TANZANIA – Tanzania Breweries Limited (TBL), the local subsidiary of the world’s largest brewing company AB InBev has said operating profit for the nine months ended December last year grew 16% while sales volume grew to 3.3 hectolitres resulting in 24% volume growth in revenue.
Revenues are driven by volume growth and product mix, also impacted by exceptional costs related to the combination from SABMiller to ABInBev.
The board has also approved a 120% increase in dividends payout to shareholders to US$0.34 per share for the year ended 2017.
A report by Daily News Tanzania indicated that the rise was compared to US$0.26 per share approved in the preceding year.
The dividend increase was despite internal and external challenges in its operations including imposition of 5% increase on alcohol excise duty and a ban of sachets, said the company.
Also, the company performance was influenced by disruptions in operations and process regarding transfer of ownership to AB InBev which merged with SABMiller in a more than US$100bn deal.

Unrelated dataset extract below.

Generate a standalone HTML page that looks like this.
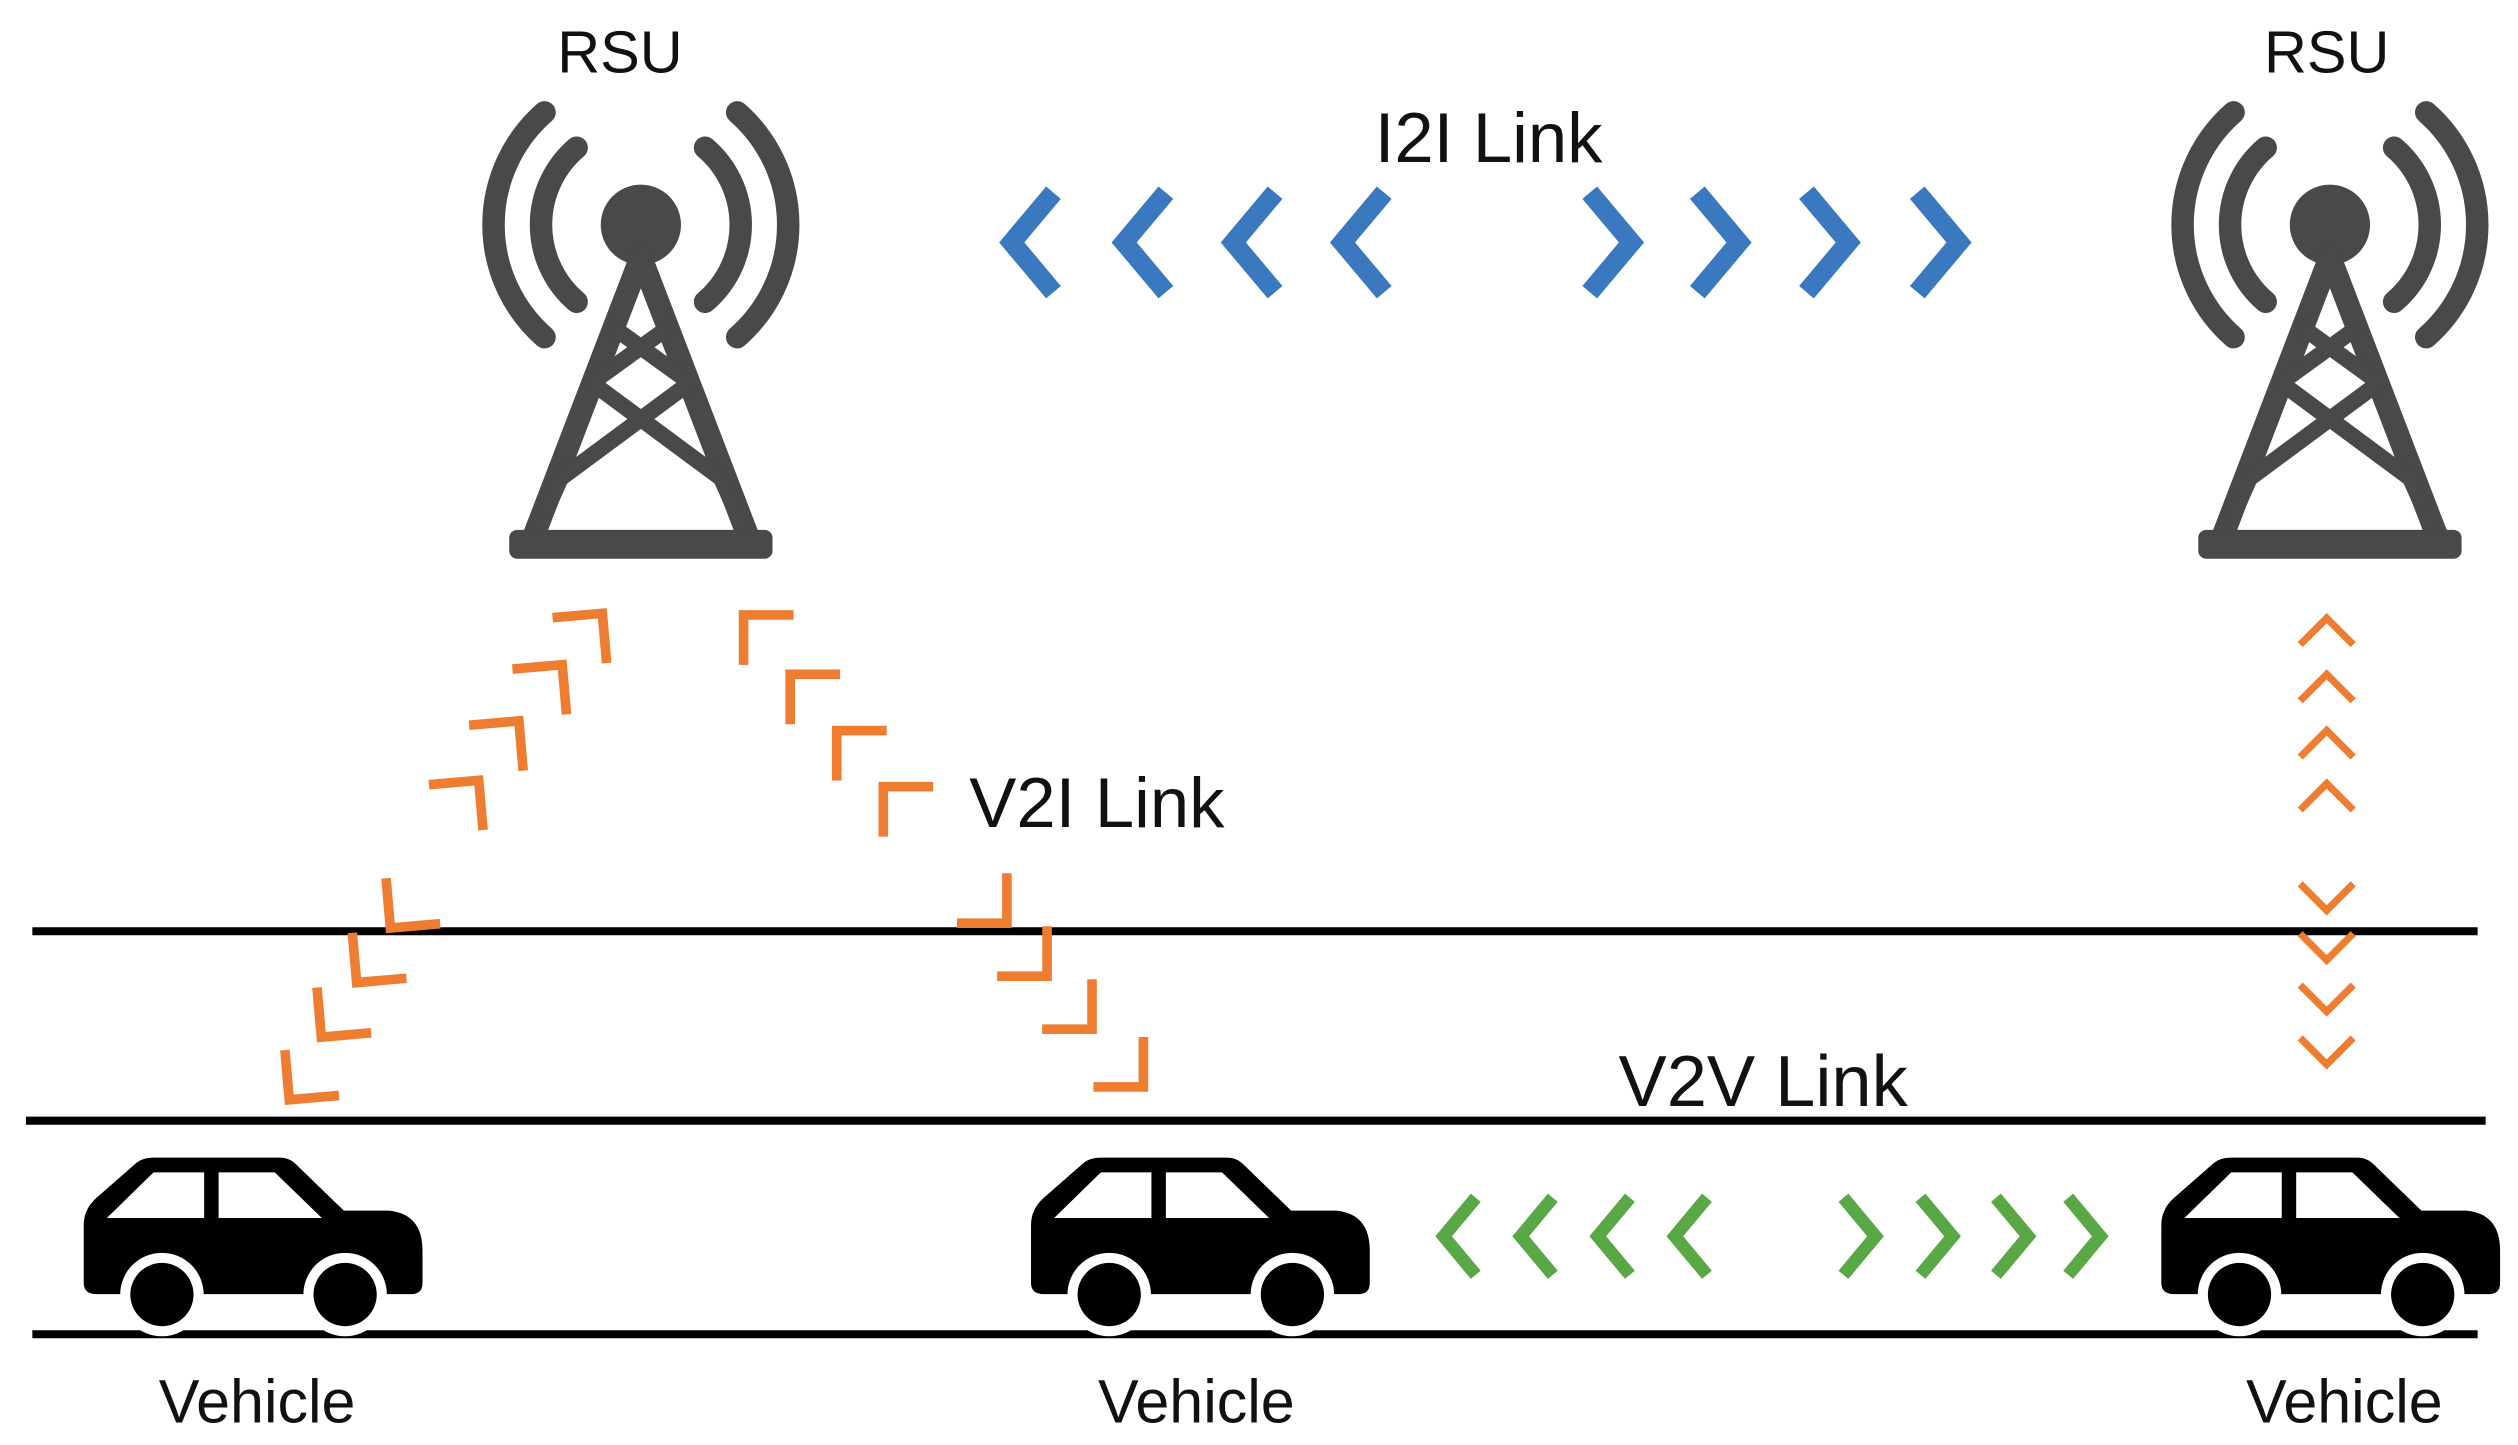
<!DOCTYPE html>
<html><head><meta charset="utf-8"><style>html,body{margin:0;padding:0;background:#fff}svg{display:block}</style></head>
<body>
<svg width="2518" height="1445" viewBox="0 0 1568 900" xmlns="http://www.w3.org/2000/svg" font-family="Liberation Sans, sans-serif">
<defs>
<g id="tower" fill="none" stroke="#48494b" stroke-linecap="round" stroke-linejoin="round">
  <circle cx="0" cy="0" r="25" fill="#48494b" stroke="none"/>
  <path d="M-40,-48 A63,63 0 0 0 -40,48" stroke-width="14"/>
  <path d="M40,-48 A63,63 0 0 1 40,48" stroke-width="14"/>
  <path d="M-60,-70 A93,93 0 0 0 -60,70" stroke-width="14"/>
  <path d="M60,-70 A93,93 0 0 1 60,70" stroke-width="14"/>
  <path d="M0,20 L-66,192 M0,20 L66,192" stroke-width="14"/>
  <path d="M-17,64 L30,98 M17,64 L-30,98 M-31,98 L50,158 M31,98 L-50,158 M-50,158 L-62,185 M50,158 L62,185" stroke-width="10"/>
  <rect x="-82" y="190" width="164" height="18" rx="5" fill="#48494b" stroke="none"/>
</g>
<g id="car">
  <path d="M0,42 Q0,32 8,25 L32,4 Q36,0 44,0 L122,0 Q128,0 132,4 L162,33 L190,33 Q211,35 211,58 L211,78 Q211,85 204,85 L8,85 Q0,85 0,78 Z" fill="#000"/>
  <polygon points="14.4,37.6 43.5,9.2 75,9.2 75,37.6" fill="#fff"/>
  <polygon points="84,9.2 119,9.2 148.3,37.6 84,37.6" fill="#fff"/>
  <circle cx="48.7" cy="85.3" r="26" fill="#fff"/>
  <circle cx="162.8" cy="85.3" r="26" fill="#fff"/>
  <circle cx="48.7" cy="85.3" r="19.7" fill="#000"/>
  <circle cx="162.8" cy="85.3" r="19.7" fill="#000"/>
</g>
<polyline id="chB" points="-26,-31 0,0 -26,31" fill="none" stroke="#3a78c0" stroke-width="12"/>
<polyline id="chG" points="-20,-24 0,0 -20,24" fill="none" stroke="#5aa845" stroke-width="8"/>
<polyline id="chO" points="-22,-22 0,0 -22,22" fill="none" stroke="#ef7d31" stroke-width="6"/>
</defs>

<g stroke="#000" stroke-width="5">
<line x1="20" y1="580" x2="1543" y2="580"/>
<line x1="16" y1="698" x2="1548" y2="698"/>
<line x1="20" y1="831" x2="1543" y2="831"/>
</g>

<use href="#tower" x="399" y="140"/>
<use href="#tower" x="1451" y="140"/>

<use href="#car" x="52" y="721"/>
<use href="#car" x="642" y="721"/>
<use href="#car" x="1346" y="721"/>

<g transform="translate(0,151)">
<use href="#chB" transform="translate(630,0) rotate(180)"/>
<use href="#chB" transform="translate(700,0) rotate(180)"/>
<use href="#chB" transform="translate(768,0) rotate(180)"/>
<use href="#chB" transform="translate(836,0) rotate(180)"/>
<use href="#chB" x="1016"/>
<use href="#chB" x="1083"/>
<use href="#chB" x="1151"/>
<use href="#chB" x="1220"/>
</g>
<g transform="translate(0,770)">
<use href="#chG" transform="translate(899,0) rotate(180)"/>
<use href="#chG" transform="translate(947,0) rotate(180)"/>
<use href="#chG" transform="translate(995,0) rotate(180)"/>
<use href="#chG" transform="translate(1043,0) rotate(180)"/>
<use href="#chG" x="1168"/>
<use href="#chG" x="1216"/>
<use href="#chG" x="1263"/>
<use href="#chG" x="1308"/>
</g>
<use href="#chO" transform="translate(375,382) rotate(-50)"/>
<use href="#chO" transform="translate(350,414) rotate(-50)"/>
<use href="#chO" transform="translate(323,449) rotate(-50)"/>
<use href="#chO" transform="translate(298,486) rotate(-50)"/>
<use href="#chO" transform="translate(243,578) rotate(130)"/>
<use href="#chO" transform="translate(222,612) rotate(130)"/>
<use href="#chO" transform="translate(200,646) rotate(130)"/>
<use href="#chO" transform="translate(180,685) rotate(130)"/>
<use href="#chO" transform="translate(463,383) rotate(-135)"/>
<use href="#chO" transform="translate(492,420) rotate(-135)"/>
<use href="#chO" transform="translate(521,455) rotate(-135)"/>
<use href="#chO" transform="translate(550,490) rotate(-135)"/>
<use href="#chO" transform="translate(627,575) rotate(45)"/>
<use href="#chO" transform="translate(652,608) rotate(45)"/>
<use href="#chO" transform="translate(680,641) rotate(45)"/>
<use href="#chO" transform="translate(712,677) rotate(45)"/>
<use href="#chO" transform="translate(1449,385) rotate(-90) scale(0.75)"/>
<use href="#chO" transform="translate(1449,420) rotate(-90) scale(0.75)"/>
<use href="#chO" transform="translate(1449,455) rotate(-90) scale(0.75)"/>
<use href="#chO" transform="translate(1449,488) rotate(-90) scale(0.75)"/>
<use href="#chO" transform="translate(1449,567) rotate(90) scale(0.75)"/>
<use href="#chO" transform="translate(1449,598) rotate(90) scale(0.75)"/>
<use href="#chO" transform="translate(1449,630) rotate(90) scale(0.75)"/>
<use href="#chO" transform="translate(1449,663) rotate(90) scale(0.75)"/>

<g fill="#111" text-anchor="middle">
<text x="386" y="45" font-size="37">RSU</text>
<text x="1449" y="45" font-size="37">RSU</text>
<text x="927" y="101" font-size="44">I2I Link</text>
<text x="683" y="515" font-size="44">V2I Link</text>
<text x="1098" y="689" font-size="45">V2V Link</text>
<text x="160" y="886" font-size="38">Vehicle</text>
<text x="745" y="886" font-size="38">Vehicle</text>
<text x="1460" y="886" font-size="38">Vehicle</text>
</g>
</svg>
</body></html>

Synergies were harnessed from the ability to embrace the changes and transition in a challenging and uncertain business environment.
Such efforts included working on a strategy towards affordability and accessibility by investing in affordable brands and packs as well as investing in strengthening route to consumer capabilities.
“Our company’s performance in the last financial year proves that our strategy works.
We were able to reverse years of muted volume growth to deliver double digit growth despite challenges faced,” said TBL Group Managing Director Roberto Jarrin.
In the six month ended September, TBL said its net profit declined by 3% to US$39.02 million from US$40.36mn in 2016.
The year saw US$19.23mn in total investments with an increase in funds generated by the group compared to the prior year.
Focus on affordable brands
Improvement in volume and revenue performance was attributed to a shift towards affordable beer products despite tough trading conditions witnessed during the period.
Last year, the brewer announced changes in its operational model as a strategy to grow its market amid shifting sentiments.
The new model was geared at paying much attention on affordable brands so as to align itself to new economic realities.
“With the existing market conditions, the company had previously been growing at the rate of negative 0.3%.
We were therefore forced to re-think our operating model and realign it to the realities of the market,” said the Jarrin then.